◆ **SHORT TASK**:
Give back every line exactly as it appears, pictures excluded.

◆ **SUPPLIED INFORMATION**:
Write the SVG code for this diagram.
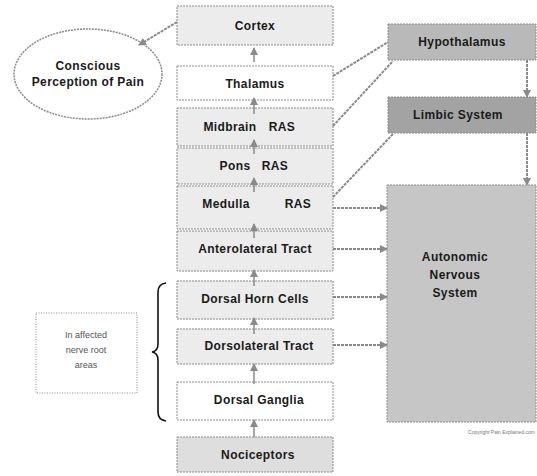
<svg xmlns="http://www.w3.org/2000/svg" width="537" height="476" viewBox="0 0 537 476">
<defs>
<style>
.box{stroke:#8a8a8a;stroke-width:1;stroke-dasharray:2 1}
.lt{fill:#ececec}
.wh{fill:#ffffff}
.nc{fill:#dedede}
.hy{fill:#b9b9b9}
.lb{fill:#a3a3a3}
.an{fill:#c6c6c6}
.t{font-family:"Liberation Sans",Arial,sans-serif;font-weight:bold;font-size:12px;fill:#1a1a1a;text-anchor:middle;letter-spacing:0.4px}
.s{font-family:"Liberation Sans",Arial,sans-serif;font-size:9px;fill:#555;text-anchor:middle}
.c{stroke:#8a8a8a;stroke-width:2;fill:none;stroke-dasharray:3 1}
.v{stroke:#8a8a8a;stroke-width:1.5;fill:none}
</style>
<marker id="ah" markerWidth="8" markerHeight="8" refX="7" refY="4" orient="auto" markerUnits="userSpaceOnUse">
<path d="M0,0 L8,4 L0,8 Z" fill="#8a8a8a"/>
</marker>
</defs>
<rect width="537" height="476" fill="#ffffff"/>

<g id="perception">
<ellipse cx="88" cy="74" rx="74" ry="45" fill="#ffffff" stroke="#8a8a8a" stroke-width="1.5" stroke-dasharray="2 1"/>
<text class="t" x="88" y="70">Conscious</text>
<text class="t" x="88" y="86">Perception of Pain</text>
</g>

<g id="cortex"><rect class="box lt" x="177" y="6" width="156" height="39"/><text class="t" x="255" y="30">Cortex</text></g>
<g id="thalamus"><rect class="box wh" x="177" y="66" width="156" height="34"/><text class="t" x="255" y="88">Thalamus</text></g>
<g id="midbrain"><rect class="box lt" x="177" y="108" width="156" height="38"/><text class="t" x="230" y="131">Midbrain</text><text class="t" x="282" y="131">RAS</text></g>
<g id="pons"><rect class="box lt" x="177" y="148" width="156" height="36"/><text class="t" x="235" y="170">Pons</text><text class="t" x="275" y="170">RAS</text></g>
<g id="medulla"><rect class="box lt" x="177" y="186" width="156" height="43"/><text class="t" x="226" y="208">Medulla</text><text class="t" x="298" y="208">RAS</text></g>
<g id="anterolateral"><rect class="box lt" x="177" y="231" width="156" height="40"/><text class="t" x="255" y="253">Anterolateral Tract</text></g>
<g id="dorsalhorn"><rect class="box lt" x="177" y="281" width="156" height="38"/><text class="t" x="255" y="303">Dorsal Horn Cells</text></g>
<g id="dorsolateral"><rect class="box lt" x="177" y="329" width="156" height="35"/><text class="t" x="259" y="350">Dorsolateral Tract</text></g>
<g id="dorsalganglia"><rect class="box wh" x="177" y="382" width="156" height="38"/><text class="t" x="259" y="404">Dorsal Ganglia</text></g>
<g id="nociceptors"><rect class="box nc" x="177" y="437" width="156" height="35"/><text class="t" x="258" y="459">Nociceptors</text></g>

<g id="hypothalamus"><rect class="box hy" x="388" y="24" width="148" height="36"/><text class="t" x="462" y="46">Hypothalamus</text></g>
<g id="limbic"><rect class="box lb" x="388" y="97" width="148" height="36"/><text class="t" x="458" y="119">Limbic System</text></g>
<g id="ans"><rect class="box an" x="387" y="185" width="149" height="237"/>
<text class="t" x="455" y="261">Autonomic</text><text class="t" x="455" y="279">Nervous</text><text class="t" x="455" y="297">System</text></g>

<g id="affected"><rect x="36" y="313" width="101" height="80" fill="#ffffff" stroke="#8a8a8a" stroke-width="1" stroke-dasharray="1 1.5"/>
<text class="s" x="86" y="338">In affected</text><text class="s" x="86" y="353">nerve root</text><text class="s" x="86" y="368">areas</text></g>

<g id="connectors">
<line class="c" x1="177" y1="22" x2="139" y2="45" marker-end="url(#ah)"/>
<line class="c" x1="333" y1="76" x2="388" y2="42"/>
<line class="c" x1="333" y1="126" x2="393" y2="61"/>
<line class="c" x1="333" y1="197" x2="393" y2="134"/>
<line class="c" x1="527" y1="60" x2="527" y2="97" marker-end="url(#ah)"/>
<line class="c" x1="527" y1="133" x2="527" y2="185" marker-end="url(#ah)"/>
<line class="c" x1="333" y1="208" x2="387" y2="208" marker-end="url(#ah)"/>
<line class="c" x1="333" y1="249" x2="387" y2="249" marker-end="url(#ah)"/>
<line class="c" x1="333" y1="297" x2="387" y2="297" marker-end="url(#ah)"/>
<line class="c" x1="333" y1="345" x2="387" y2="345" marker-end="url(#ah)"/>
<line class="v" x1="254" y1="62" x2="254" y2="48" marker-end="url(#ah)"/>
<line class="v" x1="254" y1="114" x2="254" y2="98" marker-end="url(#ah)"/>
<line class="v" x1="254" y1="154" x2="254" y2="140" marker-end="url(#ah)"/>
<line class="v" x1="254" y1="192" x2="254" y2="178" marker-end="url(#ah)"/>
<line class="v" x1="254" y1="238" x2="254" y2="224" marker-end="url(#ah)"/>
<line class="v" x1="254" y1="286" x2="254" y2="270" marker-end="url(#ah)"/>
<line class="v" x1="254" y1="334" x2="254" y2="318" marker-end="url(#ah)"/>
<line class="v" x1="254" y1="384" x2="254" y2="364" marker-end="url(#ah)"/>
<line class="v" x1="254" y1="437" x2="254" y2="420" marker-end="url(#ah)"/>
<path d="M166,283 Q158,284 158,292 L158,344 Q158,351 152,352 Q158,353 158,360 L158,412 Q158,420 166,421" fill="none" stroke="#111" stroke-width="1.6"/>
</g>

<text x="535" y="434" font-family="Liberation Sans,Arial,sans-serif" font-size="5" fill="#777" text-anchor="end">Copyright Pain Explained.com</text>
</svg>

◆ **RESULT OF THE TASK**:
Write the SVG code for this diagram.
<svg xmlns="http://www.w3.org/2000/svg" width="537" height="476" viewBox="0 0 537 476">
<defs>
<style>
.box{stroke:#8a8a8a;stroke-width:1;stroke-dasharray:2 1}
.lt{fill:#ececec}
.wh{fill:#ffffff}
.nc{fill:#dedede}
.hy{fill:#b9b9b9}
.lb{fill:#a3a3a3}
.an{fill:#c6c6c6}
.t{font-family:"Liberation Sans",Arial,sans-serif;font-weight:bold;font-size:12px;fill:#1a1a1a;text-anchor:middle;letter-spacing:0.4px}
.s{font-family:"Liberation Sans",Arial,sans-serif;font-size:9px;fill:#555;text-anchor:middle}
.c{stroke:#8a8a8a;stroke-width:2;fill:none;stroke-dasharray:3 1}
.v{stroke:#8a8a8a;stroke-width:1.5;fill:none}
</style>
<marker id="ah" markerWidth="8" markerHeight="8" refX="7" refY="4" orient="auto" markerUnits="userSpaceOnUse">
<path d="M0,0 L8,4 L0,8 Z" fill="#8a8a8a"/>
</marker>
</defs>
<rect width="537" height="476" fill="#ffffff"/>

<g id="perception">
<ellipse cx="88" cy="74" rx="74" ry="45" fill="#ffffff" stroke="#8a8a8a" stroke-width="1.5" stroke-dasharray="2 1"/>
<text class="t" x="88" y="70">Conscious</text>
<text class="t" x="88" y="86">Perception of Pain</text>
</g>

<g id="cortex"><rect class="box lt" x="177" y="6" width="156" height="39"/><text class="t" x="255" y="30">Cortex</text></g>
<g id="thalamus"><rect class="box wh" x="177" y="66" width="156" height="34"/><text class="t" x="255" y="88">Thalamus</text></g>
<g id="midbrain"><rect class="box lt" x="177" y="108" width="156" height="38"/><text class="t" x="230" y="131">Midbrain</text><text class="t" x="282" y="131">RAS</text></g>
<g id="pons"><rect class="box lt" x="177" y="148" width="156" height="36"/><text class="t" x="235" y="170">Pons</text><text class="t" x="275" y="170">RAS</text></g>
<g id="medulla"><rect class="box lt" x="177" y="186" width="156" height="43"/><text class="t" x="226" y="208">Medulla</text><text class="t" x="298" y="208">RAS</text></g>
<g id="anterolateral"><rect class="box lt" x="177" y="231" width="156" height="40"/><text class="t" x="255" y="253">Anterolateral Tract</text></g>
<g id="dorsalhorn"><rect class="box lt" x="177" y="281" width="156" height="38"/><text class="t" x="255" y="303">Dorsal Horn Cells</text></g>
<g id="dorsolateral"><rect class="box lt" x="177" y="329" width="156" height="35"/><text class="t" x="259" y="350">Dorsolateral Tract</text></g>
<g id="dorsalganglia"><rect class="box wh" x="177" y="382" width="156" height="38"/><text class="t" x="259" y="404">Dorsal Ganglia</text></g>
<g id="nociceptors"><rect class="box nc" x="177" y="437" width="156" height="35"/><text class="t" x="258" y="459">Nociceptors</text></g>

<g id="hypothalamus"><rect class="box hy" x="388" y="24" width="148" height="36"/><text class="t" x="462" y="46">Hypothalamus</text></g>
<g id="limbic"><rect class="box lb" x="388" y="97" width="148" height="36"/><text class="t" x="458" y="119">Limbic System</text></g>
<g id="ans"><rect class="box an" x="387" y="185" width="149" height="237"/>
<text class="t" x="455" y="261">Autonomic</text><text class="t" x="455" y="279">Nervous</text><text class="t" x="455" y="297">System</text></g>

<g id="affected"><rect x="36" y="313" width="101" height="80" fill="#ffffff" stroke="#8a8a8a" stroke-width="1" stroke-dasharray="1 1.5"/>
<text class="s" x="86" y="338">In affected</text><text class="s" x="86" y="353">nerve root</text><text class="s" x="86" y="368">areas</text></g>

<g id="connectors">
<line class="c" x1="177" y1="22" x2="139" y2="45" marker-end="url(#ah)"/>
<line class="c" x1="333" y1="76" x2="388" y2="42"/>
<line class="c" x1="333" y1="126" x2="393" y2="61"/>
<line class="c" x1="333" y1="197" x2="393" y2="134"/>
<line class="c" x1="527" y1="60" x2="527" y2="97" marker-end="url(#ah)"/>
<line class="c" x1="527" y1="133" x2="527" y2="185" marker-end="url(#ah)"/>
<line class="c" x1="333" y1="208" x2="387" y2="208" marker-end="url(#ah)"/>
<line class="c" x1="333" y1="249" x2="387" y2="249" marker-end="url(#ah)"/>
<line class="c" x1="333" y1="297" x2="387" y2="297" marker-end="url(#ah)"/>
<line class="c" x1="333" y1="345" x2="387" y2="345" marker-end="url(#ah)"/>
<line class="v" x1="254" y1="62" x2="254" y2="48" marker-end="url(#ah)"/>
<line class="v" x1="254" y1="114" x2="254" y2="98" marker-end="url(#ah)"/>
<line class="v" x1="254" y1="154" x2="254" y2="140" marker-end="url(#ah)"/>
<line class="v" x1="254" y1="192" x2="254" y2="178" marker-end="url(#ah)"/>
<line class="v" x1="254" y1="238" x2="254" y2="224" marker-end="url(#ah)"/>
<line class="v" x1="254" y1="286" x2="254" y2="270" marker-end="url(#ah)"/>
<line class="v" x1="254" y1="334" x2="254" y2="318" marker-end="url(#ah)"/>
<line class="v" x1="254" y1="384" x2="254" y2="364" marker-end="url(#ah)"/>
<line class="v" x1="254" y1="437" x2="254" y2="420" marker-end="url(#ah)"/>
<path d="M166,283 Q158,284 158,292 L158,344 Q158,351 152,352 Q158,353 158,360 L158,412 Q158,420 166,421" fill="none" stroke="#111" stroke-width="1.6"/>
</g>

<text x="535" y="434" font-family="Liberation Sans,Arial,sans-serif" font-size="5" fill="#777" text-anchor="end">Copyright Pain Explained.com</text>
</svg>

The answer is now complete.